Dissertations

Parsing Genetic Models

M.Sc thesis, Visual Computing Lab, supervised by Dr. Faisal Qureshi. Successfully defended January 6, 2022 at the University of Ontario Institute of Technology.

Applications of computer vision have seen great success recently, yet there are few approaches dealing with visual illustrations. We propose a collection of computer vision applications for parsing genetic models. Genetic models are a visual illustration often used in the biological sciences literature, used to demonstrate how a discovery fits into what is already known about a biological system. A system that determines the interactions present in a genetic model can be valuable to researchers studying such interactions. The proposed system contains three parts. First, a triplet network decides whether or not a figure is a genetic model. Second, the object detection network YOLOv5 is trained to locate regions of interest within genetic models using various deep learning training techniques. Lastly, we propose an algorithm that infers the relationships between the pairs of genes or textual features present in the genetic model.

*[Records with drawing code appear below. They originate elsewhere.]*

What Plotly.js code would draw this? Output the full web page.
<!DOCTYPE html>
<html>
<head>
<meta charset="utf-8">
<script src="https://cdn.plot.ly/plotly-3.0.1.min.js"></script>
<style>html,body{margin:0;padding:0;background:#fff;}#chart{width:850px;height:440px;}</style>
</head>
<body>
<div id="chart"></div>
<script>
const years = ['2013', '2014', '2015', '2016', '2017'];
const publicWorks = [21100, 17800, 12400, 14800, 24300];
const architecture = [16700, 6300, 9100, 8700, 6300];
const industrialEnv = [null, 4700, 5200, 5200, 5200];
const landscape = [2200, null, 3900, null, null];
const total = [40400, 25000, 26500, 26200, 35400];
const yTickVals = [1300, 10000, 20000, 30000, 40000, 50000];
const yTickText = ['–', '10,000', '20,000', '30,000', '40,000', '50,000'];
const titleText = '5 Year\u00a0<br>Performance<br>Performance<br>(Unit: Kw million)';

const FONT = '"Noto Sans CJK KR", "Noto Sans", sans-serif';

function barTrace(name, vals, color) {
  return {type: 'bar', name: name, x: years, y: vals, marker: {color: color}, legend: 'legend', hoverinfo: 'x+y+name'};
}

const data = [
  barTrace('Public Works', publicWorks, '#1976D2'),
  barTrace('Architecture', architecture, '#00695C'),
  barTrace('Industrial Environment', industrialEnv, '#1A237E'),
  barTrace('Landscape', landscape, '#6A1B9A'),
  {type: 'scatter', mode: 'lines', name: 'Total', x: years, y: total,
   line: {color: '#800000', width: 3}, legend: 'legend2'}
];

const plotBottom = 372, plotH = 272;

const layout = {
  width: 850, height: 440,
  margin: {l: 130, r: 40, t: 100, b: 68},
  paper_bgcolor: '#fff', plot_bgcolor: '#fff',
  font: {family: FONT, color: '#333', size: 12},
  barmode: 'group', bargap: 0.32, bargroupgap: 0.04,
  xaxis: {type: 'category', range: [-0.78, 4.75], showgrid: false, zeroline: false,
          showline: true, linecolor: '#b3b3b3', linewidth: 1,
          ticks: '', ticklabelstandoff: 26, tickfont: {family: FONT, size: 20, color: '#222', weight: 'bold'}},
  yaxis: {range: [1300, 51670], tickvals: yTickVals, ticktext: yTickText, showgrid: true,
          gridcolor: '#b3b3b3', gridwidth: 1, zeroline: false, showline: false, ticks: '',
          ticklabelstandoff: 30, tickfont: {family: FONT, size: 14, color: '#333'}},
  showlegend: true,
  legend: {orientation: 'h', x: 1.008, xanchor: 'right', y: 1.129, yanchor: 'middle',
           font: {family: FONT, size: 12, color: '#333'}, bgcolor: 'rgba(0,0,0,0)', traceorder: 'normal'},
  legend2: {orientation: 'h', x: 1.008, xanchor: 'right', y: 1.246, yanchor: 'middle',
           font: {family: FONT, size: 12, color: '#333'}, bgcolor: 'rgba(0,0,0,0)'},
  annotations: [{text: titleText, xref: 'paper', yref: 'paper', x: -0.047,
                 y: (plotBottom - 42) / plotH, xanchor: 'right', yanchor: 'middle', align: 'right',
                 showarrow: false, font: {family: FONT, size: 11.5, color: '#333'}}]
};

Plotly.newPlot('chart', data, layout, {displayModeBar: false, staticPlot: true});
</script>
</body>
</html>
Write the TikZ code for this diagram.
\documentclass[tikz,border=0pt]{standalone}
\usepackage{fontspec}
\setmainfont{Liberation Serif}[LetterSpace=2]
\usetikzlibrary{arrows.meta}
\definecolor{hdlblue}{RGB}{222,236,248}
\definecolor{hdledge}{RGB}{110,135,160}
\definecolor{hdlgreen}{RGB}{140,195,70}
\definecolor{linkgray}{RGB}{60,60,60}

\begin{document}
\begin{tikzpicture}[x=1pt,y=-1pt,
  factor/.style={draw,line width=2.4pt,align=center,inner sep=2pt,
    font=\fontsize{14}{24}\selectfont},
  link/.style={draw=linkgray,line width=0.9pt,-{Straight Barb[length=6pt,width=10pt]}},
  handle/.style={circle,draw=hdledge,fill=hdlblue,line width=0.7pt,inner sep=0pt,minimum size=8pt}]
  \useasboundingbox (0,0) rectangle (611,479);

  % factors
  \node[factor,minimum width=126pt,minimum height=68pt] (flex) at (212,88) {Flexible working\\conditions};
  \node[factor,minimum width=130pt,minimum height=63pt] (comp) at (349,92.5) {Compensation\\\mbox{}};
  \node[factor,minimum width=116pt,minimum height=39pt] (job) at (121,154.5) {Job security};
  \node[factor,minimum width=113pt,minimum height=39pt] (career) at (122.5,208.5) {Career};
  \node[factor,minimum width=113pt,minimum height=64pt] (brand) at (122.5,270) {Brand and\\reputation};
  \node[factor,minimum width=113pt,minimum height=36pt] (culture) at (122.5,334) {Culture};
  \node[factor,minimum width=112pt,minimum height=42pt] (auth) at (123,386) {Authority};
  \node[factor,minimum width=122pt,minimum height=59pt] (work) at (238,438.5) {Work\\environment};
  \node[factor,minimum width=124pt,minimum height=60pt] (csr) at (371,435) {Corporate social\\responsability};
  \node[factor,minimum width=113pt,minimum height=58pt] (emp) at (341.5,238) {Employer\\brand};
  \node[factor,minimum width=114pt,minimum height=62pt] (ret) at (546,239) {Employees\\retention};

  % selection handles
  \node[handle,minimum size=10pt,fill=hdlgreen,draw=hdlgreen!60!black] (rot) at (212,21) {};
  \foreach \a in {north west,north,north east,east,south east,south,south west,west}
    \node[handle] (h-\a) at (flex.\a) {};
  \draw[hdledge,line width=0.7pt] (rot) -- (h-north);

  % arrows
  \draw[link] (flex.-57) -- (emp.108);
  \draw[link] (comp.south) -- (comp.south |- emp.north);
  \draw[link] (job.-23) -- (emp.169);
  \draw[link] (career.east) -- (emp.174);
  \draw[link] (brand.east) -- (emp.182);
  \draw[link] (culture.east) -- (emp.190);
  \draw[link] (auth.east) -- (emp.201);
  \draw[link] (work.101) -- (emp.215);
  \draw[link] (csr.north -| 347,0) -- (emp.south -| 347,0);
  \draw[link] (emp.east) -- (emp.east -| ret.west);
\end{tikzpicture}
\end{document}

Read it in the Ontario Tech library

Published Posters

Understanding Gene Model Maps

Visual Computing Lab, supervised by Dr. Faisal Qureshi. Ontario Workshop on Computer Vision, April 21, 2021.

We propose a computer vision system for parsing gene model maps: visual illustrations, often used in the biological sciences literature, that demonstrate how a discovery fits into what is already known about a biological system. Our work comprises three parts. First, we train a triplet network to decide whether or not a figure is a gene model map, with Google Cloud Vision OCR extracting the text of the genes that occur within it. Next, we repurpose the architecture of YOLOv5, trained on our synthetic dataset of biological diagrams, to find locations of genes and relationships. Lastly, we propose a deep network that infers the relationships between the gene pairs present in the model. Components of this system power the search functionality of the Bio-Analytic Resource for Plant Biology tool at the University of Toronto.

Poster PDF

Exploring LSTMs on Video Analysis

Visual Computing Lab, supervised by Dr. Faisal Qureshi. Ontario Tech University Undergraduate Honours Thesis Showcase, April 10, 2019.

Video has rapidly become one of the most common and largest sources of visual information, and raw videos often require significant editing before they are best suited for viewing. State-of-the-art video summarization methods already generate high-quality summaries from raw video, so this honours thesis focuses on discovering new methods for video segmentation. I present experiments using long short-term memory (LSTM) cells to detect boundaries in a video and rate the interestingness of the final frame, given a sequence of frames. Using the TVSum50 dataset, I conclude that an LSTM-based model can learn temporal dependencies within a sequence of frames to successfully detect boundaries and rate the interestingness of a frame.

Poster PDF

Content Aware Video Summarization

Visual Computing Lab, supervised by Dr. Faisal Qureshi. University of Ontario Institute of Technology Undergraduate Research Showcase, August 23, 2018.

The explosion of accessible video data through smartphones, video cameras, and webcams has brought us to an age of big video data. Although recording large amounts of video is nearly effortless, raw videos often require significant editing, and user-edited videos usually keep only the segments the editor deems interesting. State-of-the-art video summarization methods generate high-quality summaries from raw videos; this work asks how frame-level features can improve the summarization by changing the velocity of the video at different segments.

Poster PDF

Exploratory Data Analysis on Student Retention

Visualization for Information Analysis Lab, supervised by Dr. Christopher Collins. University of Ontario Institute of Technology Undergraduate Research Showcase, August 23, 2017.

The UOIT Registrar's Office reached out to the Vialab to build a tool visualizing student retention data for exploratory data analysis, with an emphasis on patterns predictive of student withdrawal. The RetentionVis dashboard, an interactive D3 tool hosted by UOIT, relies on user interaction: filters across faculties and programs, years, timeslots, and GPA ranges help the Registrar's Office answer the question of why students drop out. Student retention is key to the success of any institution, both for revenue and for reputation.